The Dove Street Festival of Lights powers on in new location

THE ISLAND PACKET
By Matt McNab

After four years on hiatus, the "tastefully tacky" Dove Street Festival of Lights officially powered up in its new location Monday.

The new lights festival at Shelter Cove Towne Centre on Hilton Head Island got its unofficial start Dec. 1, and a crowd of about 150 people gathered for the formal opening Monday. Festival co-founder Paul Beckler led the countdown for the flip of the switch that powers 50,000 lights, strung across the center's shops.

Video: Watch the Dove Street Festival of Lights return to life Dec. 8, 2014

The display also included "beach snow" -- a bubble machine that came on with the lights. Beckler quipped that it was "an extra treat from Dove Street."
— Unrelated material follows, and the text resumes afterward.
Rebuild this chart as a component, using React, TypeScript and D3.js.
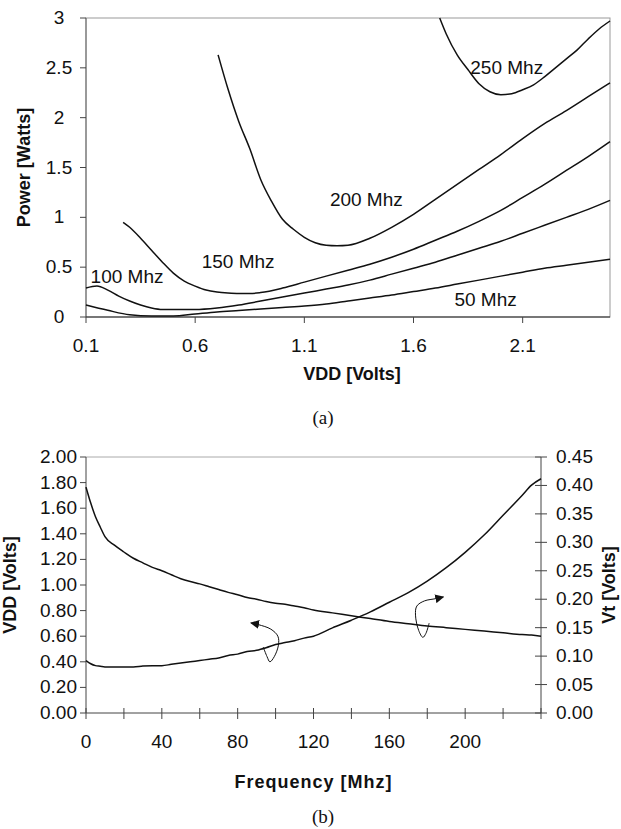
import React from 'react';
import * as d3 from 'd3';

// (a) Power vs VDD, one curve per clock frequency
const vdd50 = [0.1, 0.2, 0.3, 0.4, 0.5, 0.6, 0.7, 0.8, 0.9, 1.0, 1.1, 1.2, 1.3, 1.4, 1.5, 1.6, 1.7, 1.8, 1.9, 2.0, 2.1, 2.2, 2.3, 2.4, 2.5];
const power50 = [0.12, 0.067, 0.022, 0.01, 0.01, 0.03, 0.05, 0.065, 0.08, 0.095, 0.11, 0.13, 0.16, 0.19, 0.22, 0.255, 0.29, 0.33, 0.37, 0.41, 0.45, 0.49, 0.52, 0.55, 0.58];

const vdd100 = [0.1, 0.15, 0.2, 0.25, 0.3, 0.35, 0.4, 0.45, 0.5, 0.6, 0.7, 0.8, 0.9, 1.0, 1.1, 1.2, 1.3, 1.4, 1.5, 1.6, 1.7, 1.8, 1.9, 2.0, 2.1, 2.2, 2.3, 2.4, 2.5];
const power100 = [0.29, 0.31, 0.27, 0.21, 0.16, 0.12, 0.09, 0.075, 0.075, 0.075, 0.09, 0.12, 0.16, 0.2, 0.24, 0.28, 0.32, 0.37, 0.43, 0.49, 0.55, 0.62, 0.69, 0.76, 0.84, 0.92, 1.0, 1.08, 1.17];

const vdd150 = [0.27, 0.3, 0.35, 0.4, 0.45, 0.5, 0.55, 0.6, 0.65, 0.7, 0.75, 0.8, 0.85, 0.9, 1.0, 1.1, 1.2, 1.3, 1.4, 1.5, 1.6, 1.7, 1.8, 1.9, 2.0, 2.1, 2.2, 2.3, 2.4, 2.5];
const power150 = [0.95, 0.9, 0.79, 0.67, 0.55, 0.44, 0.36, 0.31, 0.27, 0.25, 0.24, 0.235, 0.235, 0.245, 0.29, 0.35, 0.41, 0.47, 0.53, 0.6, 0.68, 0.77, 0.86, 0.96, 1.07, 1.2, 1.33, 1.47, 1.61, 1.76];

const vdd200 = [0.705, 0.75, 0.8, 0.85, 0.9, 0.95, 1.0, 1.05, 1.1, 1.15, 1.2, 1.25, 1.3, 1.4, 1.5, 1.6, 1.7, 1.8, 1.9, 2.0, 2.1, 2.2, 2.3, 2.4, 2.5];
const power200 = [2.63, 2.29, 1.96, 1.69, 1.38, 1.16, 0.98, 0.88, 0.8, 0.745, 0.72, 0.715, 0.72, 0.79, 0.9, 1.03, 1.18, 1.33, 1.48, 1.63, 1.79, 1.94, 2.07, 2.21, 2.35];

const vdd250 = [1.72, 1.75, 1.8, 1.85, 1.9, 1.95, 2.0, 2.05, 2.1, 2.15, 2.2, 2.25, 2.3, 2.35, 2.4, 2.45, 2.5];
const power250 = [3.0, 2.84, 2.63, 2.48, 2.34, 2.26, 2.23, 2.24, 2.28, 2.33, 2.41, 2.5, 2.59, 2.68, 2.79, 2.89, 2.97];

const curveLabels = [
  { text: '250 Mhz', v: 2.027, p: 2.44 },
  { text: '200 Mhz', v: 1.384, p: 1.113 },
  { text: '150 Mhz', v: 0.797, p: 0.49 },
  { text: '100 Mhz', v: 0.288, p: 0.34 },
  { text: '50 Mhz', v: 1.93, p: 0.11 },
];

const vddTicks = [0.1, 0.6, 1.1, 1.6, 2.1];
const powerTicks = [0, 0.5, 1, 1.5, 2, 2.5, 3];

// (b) VDD and Vt vs frequency
const freq = [0, 2.5, 5, 7.5, 10, 15, 20, 25, 30, 35, 40, 45, 50, 55, 60, 65, 70, 75, 80, 85, 90, 95, 100, 105, 110, 115, 120, 130, 140, 150, 160, 170, 180, 190, 200, 210, 220, 230, 235, 240];
const vddByFreq = [0.41, 0.385, 0.37, 0.365, 0.36, 0.36, 0.36, 0.36, 0.367, 0.37, 0.37, 0.38, 0.39, 0.4, 0.41, 0.42, 0.43, 0.45, 0.46, 0.48, 0.49, 0.51, 0.535, 0.55, 0.565, 0.585, 0.6, 0.665, 0.725, 0.79, 0.865, 0.94, 1.03, 1.135, 1.255, 1.39, 1.545, 1.7, 1.78, 1.83];
const vtByFreq = [0.397, 0.369, 0.345, 0.327, 0.31, 0.295, 0.283, 0.272, 0.264, 0.256, 0.25, 0.243, 0.236, 0.231, 0.227, 0.222, 0.217, 0.212, 0.208, 0.203, 0.2, 0.196, 0.193, 0.191, 0.188, 0.185, 0.181, 0.176, 0.171, 0.166, 0.161, 0.157, 0.153, 0.15, 0.147, 0.144, 0.141, 0.138, 0.137, 0.135];

const freqTicks = [0, 20, 40, 60, 80, 100, 120, 140, 160, 180, 200, 220, 240];
const freqLabels = [0, 40, 80, 120, 160, 200];
const vddLeftTicks = [0, 0.2, 0.4, 0.6, 0.8, 1.0, 1.2, 1.4, 1.6, 1.8, 2.0];
const vtRightTicks = [0, 0.05, 0.1, 0.15, 0.2, 0.25, 0.3, 0.35, 0.4, 0.45];

// hand drawn arrows (data coords)
const arrowVddF = [93.5, 95.5, 97.0, 99.3, 101.5, 101.2, 97.5, 91.0, 87.0];
const arrowVddV = [0.515, 0.44, 0.4, 0.44, 0.53, 0.6, 0.655, 0.69, 0.703];
const arrowVtF = [181.0, 179.3, 177.7, 175.5, 173.8, 174.5, 178.5, 184.5, 188.5];
const arrowVtV = [0.158, 0.14, 0.133, 0.145, 0.172, 0.188, 0.197, 0.201, 0.204];

const FONT = '"Liberation Sans", Arial, sans-serif';
const FS = 19;
const TFS = 18;

const TopChart = () => {
  const x = d3.scaleLinear().domain([0.1, 2.5]).range([86, 610]);
  const y = d3.scaleLinear().domain([0, 3]).range([317, 18]);
  const line = d3.line<[number, number]>()
    .x(d => x(d[0]))
    .y(d => y(d[1]))
    .curve(d3.curveMonotoneX);
  const series = [
    [vdd50, power50],
    [vdd100, power100],
    [vdd150, power150],
    [vdd200, power200],
    [vdd250, power250],
  ];
  const [x0, x1] = x.range();
  const [y0, y1] = y.range();
  return (
    <g>
      <rect x={x0} y={y1} width={x1 - x0} height={y0 - y1} fill="none" stroke="#999" strokeWidth={1} />
      <line x1={x0} x2={x0} y1={y0} y2={y1} stroke="#666" />
      <line x1={x0} x2={x1} y1={y0} y2={y0} stroke="#222" />
      {series.map(([xs, ys], i) => (
        <path key={i} d={line(d3.zip(xs, ys) as [number, number][]) || ''} fill="none" stroke="#111" strokeWidth={1.5} />
      ))}
      {powerTicks.map(t => (
        <g key={t}>
          <line x1={x0 - 6} x2={x0} y1={y(t)} y2={y(t)} stroke="#444" />
          <text x={59} y={y(t) + 6} textAnchor="middle" fontSize={FS}>{t}</text>
        </g>
      ))}
      {vddTicks.map(t => (
        <g key={t}>
          <line x1={x(t)} x2={x(t)} y1={y0} y2={y0 + 6} stroke="#444" />
          <text x={x(t)} y={352} textAnchor="middle" fontSize={FS}>{t}</text>
        </g>
      ))}
      {curveLabels.map(l => (
        <text key={l.text} x={x(l.v)} y={y(l.p)} textAnchor="middle" fontSize={FS}>{l.text}</text>
      ))}
      <text transform={`translate(30,${(y0 + y1) / 2}) rotate(-90)`} textAnchor="middle" fontSize={TFS} fontWeight="bold">Power [Watts]</text>
      <text x={(x0 + x1) / 2 + 4} y={380} textAnchor="middle" fontSize={TFS} fontWeight="bold">VDD [Volts]</text>
    </g>
  );
};

const BottomChart = () => {
  const x = d3.scaleLinear().domain([0, 240]).range([86, 541]);
  const yL = d3.scaleLinear().domain([0, 2]).range([713, 457]);
  const yR = d3.scaleLinear().domain([0, 0.45]).range([713, 457]);
  const lineL = d3.line<[number, number]>().x(d => x(d[0])).y(d => yL(d[1])).curve(d3.curveMonotoneX);
  const lineR = d3.line<[number, number]>().x(d => x(d[0])).y(d => yR(d[1])).curve(d3.curveMonotoneX);
  const arrowL = d3.line<[number, number]>().x(d => x(d[0])).y(d => yL(d[1])).curve(d3.curveCatmullRom);
  const arrowR = d3.line<[number, number]>().x(d => x(d[0])).y(d => yR(d[1])).curve(d3.curveCatmullRom);
  const [x0, x1] = x.range();
  const [y0, y1] = yL.range();
  return (
    <g>
      <defs>
        <marker id="ah" viewBox="0 0 10 10" refX={9} refY={5} markerWidth={9} markerHeight={9} markerUnits="userSpaceOnUse" orient="auto">
          <path d="M0,0 L10,5 L0,10 z" fill="#111" />
        </marker>
      </defs>
      <line x1={x0} x2={x1} y1={y1} y2={y1} stroke="#aaa" />
      <line x1={x0} x2={x0} y1={y0} y2={y1} stroke="#444" />
      <line x1={x1} x2={x1} y1={y0} y2={y1} stroke="#444" />
      <line x1={x0} x2={x1} y1={y0} y2={y0} stroke="#444" />
      <path d={lineL(d3.zip(freq, vddByFreq) as [number, number][]) || ''} fill="none" stroke="#111" strokeWidth={1.5} />
      <path d={lineR(d3.zip(freq, vtByFreq) as [number, number][]) || ''} fill="none" stroke="#111" strokeWidth={1.5} />
      <path d={arrowL(d3.zip(arrowVddF, arrowVddV) as [number, number][]) || ''} fill="none" stroke="#111" strokeWidth={1} markerEnd="url(#ah)" />
      <path d={arrowR(d3.zip(arrowVtF, arrowVtV) as [number, number][]) || ''} fill="none" stroke="#111" strokeWidth={1} markerEnd="url(#ah)" />
      {vddLeftTicks.map(t => (
        <g key={t}>
          <line x1={x0 - 6} x2={x0} y1={yL(t)} y2={yL(t)} stroke="#444" />
          <text x={77} y={yL(t) + 6} textAnchor="end" fontSize={FS}>{t.toFixed(2)}</text>
        </g>
      ))}
      {vtRightTicks.map(t => (
        <g key={t}>
          <line x1={x1 - 6} x2={x1 + 6} y1={yR(t)} y2={yR(t)} stroke="#444" />
          <text x={556} y={yR(t) + 6} textAnchor="start" fontSize={FS}>{t.toFixed(2)}</text>
        </g>
      ))}
      {freqTicks.map(t => (
        <line key={t} x1={x(t)} x2={x(t)} y1={y0 - 5} y2={y0 + 6} stroke="#444" />
      ))}
      {freqLabels.map(t => (
        <text key={t} x={x(t)} y={748} textAnchor="middle" fontSize={FS}>{t}</text>
      ))}
      <text transform={`translate(16,${(y0 + y1) / 2}) rotate(-90)`} textAnchor="middle" fontSize={TFS} fontWeight="bold">VDD [Volts]</text>
      <text transform={`translate(615,${(y0 + y1) / 2}) rotate(-90)`} textAnchor="middle" fontSize={TFS} fontWeight="bold">Vt [Volts]</text>
      <text x={(x0 + x1) / 2} y={788} textAnchor="middle" fontSize={TFS} fontWeight="bold" letterSpacing={1}>Frequency [Mhz]</text>
    </g>
  );
};

const App = () => (
  <svg width={621} height={829} style={{ position: 'absolute', left: 0, top: 0, background: '#fff' }} fontFamily={FONT} fill="#111">
    <rect width={621} height={829} fill="#fff" />
    <TopChart />
    <text x={323} y={424} textAnchor="middle" fontSize={19} fontFamily='"Liberation Serif", "Times New Roman", serif'>(a)</text>
    <BottomChart />
    <text x={323} y={823} textAnchor="middle" fontSize={19} fontFamily='"Liberation Serif", "Times New Roman", serif'>(b)</text>
  </svg>
);

export default App;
The festival, which will run nightly through Jan. 4, brought both first-time revelers and those who could reminisce about drives along Dove Street during the display's first incarnation. The original festival ran for 20 years before ending in 2010 because of costly electrical bills incurred by the residents who powered it.

Hilton Head resident Melina Magazzu said she drove through the Festival of Lights on Dove Street more than 10 years ago. The rebooted festival is even more enjoyable, she said, because it lets her children walk through the lights -- and allows her to take lots of photos of them.

Magazzu was at the festival with Tara King and her 10-year-old daughter Lacey, both first-time attendees. Tara King said the location gave the festival a more quaint feel than similar ones they had attended in Charlotte, while Lacey was thrilled with the light display.

"It's very bright and colorful," she said. "It makes the colors pop out in the night."

New Hilton Head mayor David Bennett said he was "pleased and privileged" to be part of the new Festival of Lights, which has raised more than $100,000 for two local charities, The Deep Well Project and Projects for Exceptional People. Bennett said he took his children to Dove Street in 2009 and 2010, before the original festival was put on hold.

Beckler said the festival has a three-year plan at Shelter Cove, but he hopes it will continue beyond then. He said the festival was still looking for entertainment and acts to perform nightly.

Bluffton resident Veronica Hood, who attended the original Dove Street festivals and was dismayed to see them end, had one suggestion.

"I love it, but it's not quite tacky enough yet," she joked.